Pupmapper: A Pileup Mappability Calculator
The Pileup Mappability metric can be used to quickly identify regions which may be more difficult to perform variant calling with short-read WGS data. pupmapper
was created to allow users to quickly convert k-mer mappability scores to pileup mappability.
The first step of the pupmapper
pipeline is to calculate k-mer uniquness scores using the Genmap software.
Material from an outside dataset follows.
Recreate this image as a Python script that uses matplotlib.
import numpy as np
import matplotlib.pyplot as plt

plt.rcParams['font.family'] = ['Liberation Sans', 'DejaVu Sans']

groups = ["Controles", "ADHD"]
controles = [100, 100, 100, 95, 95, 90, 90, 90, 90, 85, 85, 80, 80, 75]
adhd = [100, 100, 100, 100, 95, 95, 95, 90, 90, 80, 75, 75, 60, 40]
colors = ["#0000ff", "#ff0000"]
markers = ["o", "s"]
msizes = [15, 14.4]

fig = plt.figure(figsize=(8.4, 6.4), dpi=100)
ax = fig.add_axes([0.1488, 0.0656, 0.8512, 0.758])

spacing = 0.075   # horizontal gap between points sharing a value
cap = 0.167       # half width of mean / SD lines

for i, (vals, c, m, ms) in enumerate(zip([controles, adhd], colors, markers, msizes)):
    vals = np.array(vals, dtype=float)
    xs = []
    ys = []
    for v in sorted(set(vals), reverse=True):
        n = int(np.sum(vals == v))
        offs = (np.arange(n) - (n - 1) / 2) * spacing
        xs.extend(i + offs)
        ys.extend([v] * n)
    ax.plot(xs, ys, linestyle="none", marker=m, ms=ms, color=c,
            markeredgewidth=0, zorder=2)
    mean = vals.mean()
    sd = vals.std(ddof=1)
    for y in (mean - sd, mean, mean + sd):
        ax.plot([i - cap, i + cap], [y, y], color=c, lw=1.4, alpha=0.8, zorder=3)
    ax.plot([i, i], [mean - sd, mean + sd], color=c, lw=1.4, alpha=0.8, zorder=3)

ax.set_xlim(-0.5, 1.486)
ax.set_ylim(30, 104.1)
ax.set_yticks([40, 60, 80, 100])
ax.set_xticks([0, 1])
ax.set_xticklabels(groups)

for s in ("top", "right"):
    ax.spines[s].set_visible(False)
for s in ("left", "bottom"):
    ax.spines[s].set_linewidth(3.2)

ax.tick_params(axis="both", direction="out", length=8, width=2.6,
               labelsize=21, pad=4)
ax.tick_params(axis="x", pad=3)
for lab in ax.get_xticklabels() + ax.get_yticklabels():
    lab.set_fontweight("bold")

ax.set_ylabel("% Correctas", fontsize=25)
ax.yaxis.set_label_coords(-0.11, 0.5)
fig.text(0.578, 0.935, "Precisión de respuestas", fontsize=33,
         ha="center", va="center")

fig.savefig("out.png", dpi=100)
Then pupmapper will summarize the pileup mappability of each genomic position using the k-mer uniqueness of all overlapping k-mers.
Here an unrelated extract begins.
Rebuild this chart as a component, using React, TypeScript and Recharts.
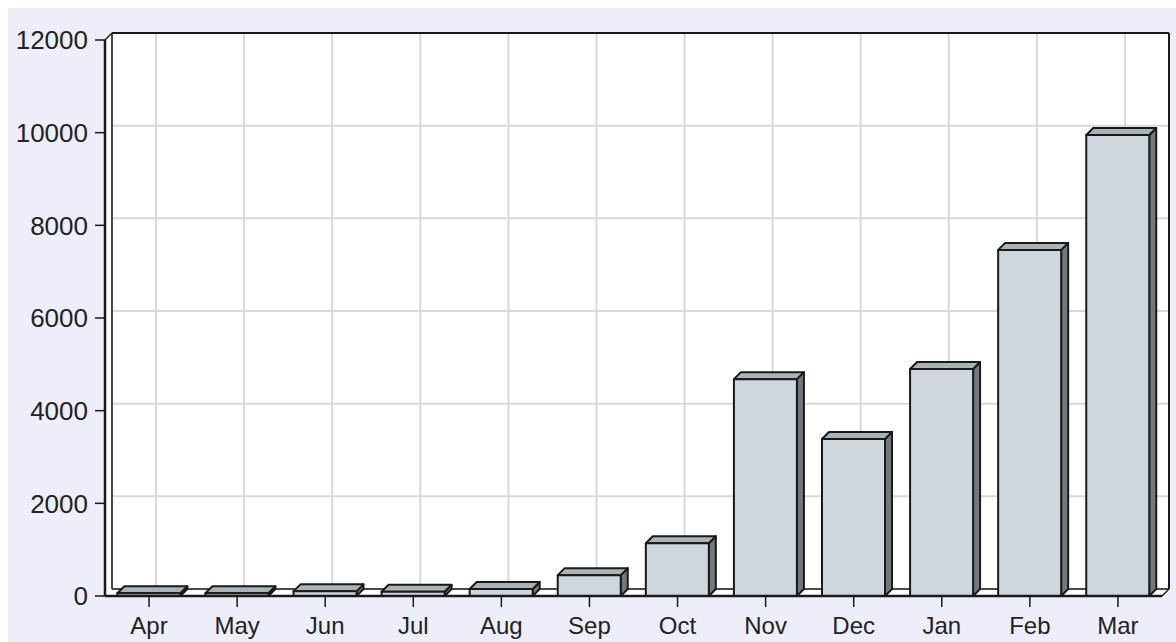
import { Bar, BarChart, CartesianGrid, ReferenceArea, XAxis, YAxis } from "recharts";

const months = ["Apr", "May", "Jun", "Jul", "Aug", "Sep", "Oct", "Nov", "Dec", "Jan", "Feb", "Mar"];
const values = [60, 60, 100, 90, 150, 450, 1140, 4680, 3390, 4900, 7470, 9950];
const yTicks = [0, 2000, 4000, 6000, 8000, 10000, 12000];

const data = months.map((month, i) => ({ month, value: values[i] }));

const DEPTH = 7;
const INK = "#1a1a1a";
const GRID = "#d8d8d8";
const FONT = "'Liberation Sans', Arial, sans-serif";

// white box: left wall, back wall and floor
function Walls(props: any) {
  const { x, y, width, height } = props;
  const d = DEPTH;
  const x1 = x + width;
  const y1 = y + height;
  const pts = [
    [x, y1],
    [x, y],
    [x + d, y - d],
    [x1 + d, y - d],
    [x1 + d, y1 - d],
    [x1, y1],
  ]
    .map((p) => p.join(","))
    .join(" ");
  return <polygon points={pts} fill="#ffffff" stroke="none" />;
}

function WallEdges(props: any) {
  const { x, y, width, height } = props;
  const d = DEPTH;
  const x1 = x + width;
  const y1 = y + height;
  return (
    <g stroke={INK} fill="none">
      <line x1={x + d} y1={y - d} x2={x1 + d} y2={y - d} strokeWidth={2} />
      <line x1={x1 + d} y1={y - d} x2={x1 + d} y2={y1 - d} strokeWidth={2} />
      <line x1={x + d} y1={y - d} x2={x + d} y2={y1 - d} strokeWidth={1.5} />
      <line x1={x} y1={y} x2={x + d} y2={y - d} strokeWidth={1.5} />
      <line x1={x + d} y1={y1 - d} x2={x1 + d} y2={y1 - d} strokeWidth={1.5} />
      <line x1={x1} y1={y1} x2={x1 + d} y2={y1 - d} strokeWidth={1.5} />
    </g>
  );
}

const hLine = (p: any) => (
  <line x1={p.x1 + DEPTH} y1={p.y1 - DEPTH} x2={p.x2 + DEPTH} y2={p.y2 - DEPTH} stroke={GRID} strokeWidth={2} />
);
const vLine = (p: any) => (
  <line x1={p.x1 + DEPTH} y1={p.y1 - DEPTH} x2={p.x2 + DEPTH} y2={p.y2 - DEPTH} stroke={GRID} strokeWidth={2} />
);

function Bar3D(props: any) {
  const { x, y, width, height } = props;
  if (x == null || width == null) return null;
  const d = DEPTH;
  const top = `${x},${y} ${x + d},${y - d} ${x + width + d},${y - d} ${x + width},${y}`;
  const side = `${x + width},${y} ${x + width + d},${y - d} ${x + width + d},${y + height - d} ${x + width},${y + height}`;
  return (
    <g stroke={INK} strokeWidth={2} strokeLinejoin="round">
      <polygon points={side} fill="#6f797e" />
      <polygon points={top} fill="#a9b3b8" />
      <rect x={x} y={y} width={width} height={height} fill="#cdd7dd" />
    </g>
  );
}

export default function App() {
  return (
    <div style={{ position: "absolute", left: 8, top: 8 }}>
      <BarChart
        width={1168}
        height={634}
        data={data}
        margin={{ top: 32, right: 14, bottom: 0, left: 0 }}
        barCategoryGap="14%"
        style={{ background: "#eeeefa", fontFamily: FONT }}
      >
        <ReferenceArea y1={0} y2={12000} shape={<Walls />} ifOverflow="visible" zIndex={-200} />
        <CartesianGrid horizontal={hLine} vertical={vLine} />
        <ReferenceArea y1={0} y2={12000} shape={<WallEdges />} ifOverflow="visible" zIndex={-50} />
        <XAxis
          dataKey="month"
          height={46}
          tickSize={11}
          tickMargin={10}
          axisLine={{ stroke: INK, strokeWidth: 2.5 }}
          tickLine={{ stroke: INK, strokeWidth: 1.5 }}
          tick={{ fill: "#222", fontSize: 24, fontFamily: FONT }}
          interval={0}
        />
        <YAxis
          width={97}
          domain={[0, 12000]}
          ticks={yTicks}
          tickSize={10}
          tickMargin={7}
          axisLine={{ stroke: INK, strokeWidth: 2.5 }}
          tickLine={{ stroke: INK, strokeWidth: 1.5 }}
          tick={{ fill: "#222", fontSize: 26, fontFamily: FONT }}
          interval={0}
        />
        <Bar dataKey="value" shape={<Bar3D />} isAnimationActive={false} />
      </BarChart>
    </div>
  );
}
A pileup mappability score of 1 indicates that all k-mers overlapping with a position are unique within the genome (using the user defined parameters of uniqueness).
Simply put, Pileup mappability is useful because it gives a sense of uniquemess of all possible reads (of defined length) that could arise from given genomic position.
Derrien, T, (2012). Fast Computation and Applications of Genome Mappability. PLOS ONE 7(1): e30377. https://doi.org/10.1371/journal.pone.0030377
Pockrandt C, (2020) GenMap: ultra-fast computation of genome mappability, Bioinformatics, Volume 36, Issue 12, June 2020, Pages 3687–3692, https://doi.org/10.1093/bioinformatics/btaa222
Lee H, Schatz MC. (2012). Genomic dark matter: the reliability of short read mapping illustrated by the genome mappability score, Bioinformatics, Volume 28, Issue 16, August 2012, Pages 2097–2105, https://doi.org/10.1093/bioinformatics/bts330
You will need to install both the pupmapper
python package and ensure that the genmap software is installed (available on your $PATH environmental variable.)
can be installed by cloning this repository and installing with pip
git clone git@github.com:maxgmarin/pupmapper.git
cd pupmapper
pip install .
pip install pupmapper
🚧 Check back soon 🚧
pupmapper run_all -i Input.Genome.fasta -o output_directory/ -k 50 -e 1
The above command will first use genmap to calculate k-mer mappability scores for the input genome and then calculate pileup mappability scores.
-i, --in_genome_fa
: Input genome FASTA file.
-o, --outdir
: Directory for output files.
-k, --kmer_len
: K-mer length (e.g., 50 bp).
-e, --errors
: Number of allowed mismatches in k-mer mapping.
-g, --gff
: (Optional) Input genome annotations in GFF format.
: (Optional) Save results as compressed numpy arrays.
If you wish to run an pupmapper
on a small test sequence (15 bp), you can run the following commands:
cd tests/data/Genmap_Ex1/
pupmapper run_all -i Ex1.genome.fasta -o Ex1_OutputDir -k 4 -e 0
This command will analyze the pileup mappability of the test sequence with a k-mer size of 4 bp and a max mismatch of 0 (K=4,E=0).
pupmapper run_all --help
usage: pupmapper run_all [-h] -i IN_GENOME_FA -o OUTDIR -k KMER_LEN -e ERRORS [-g GFF] [--save-numpy]
optional arguments:
-h, --help show this help message and exit
-i IN_GENOME_FA, --in_genome_fa IN_GENOME_FA
Input genome fasta file (.fasta)
-o OUTDIR, --outdir OUTDIR
Directory for all outputs of k-mer and pileup mappability processing.
-k KMER_LEN, --kmer_len KMER_LEN
k-mer length (bp) used to generate the k-mer mappability values
-e ERRORS, --errors ERRORS
Number of errors (mismatches) allowed in Genmap's k-mer mappability calculation
-g GFF, --gff GFF GFF formatted genome annotations for input genome (.gff) (Optional)
--save-numpy If enabled, all pileup mappability scores will be output as compressed numpy arrays (.npz).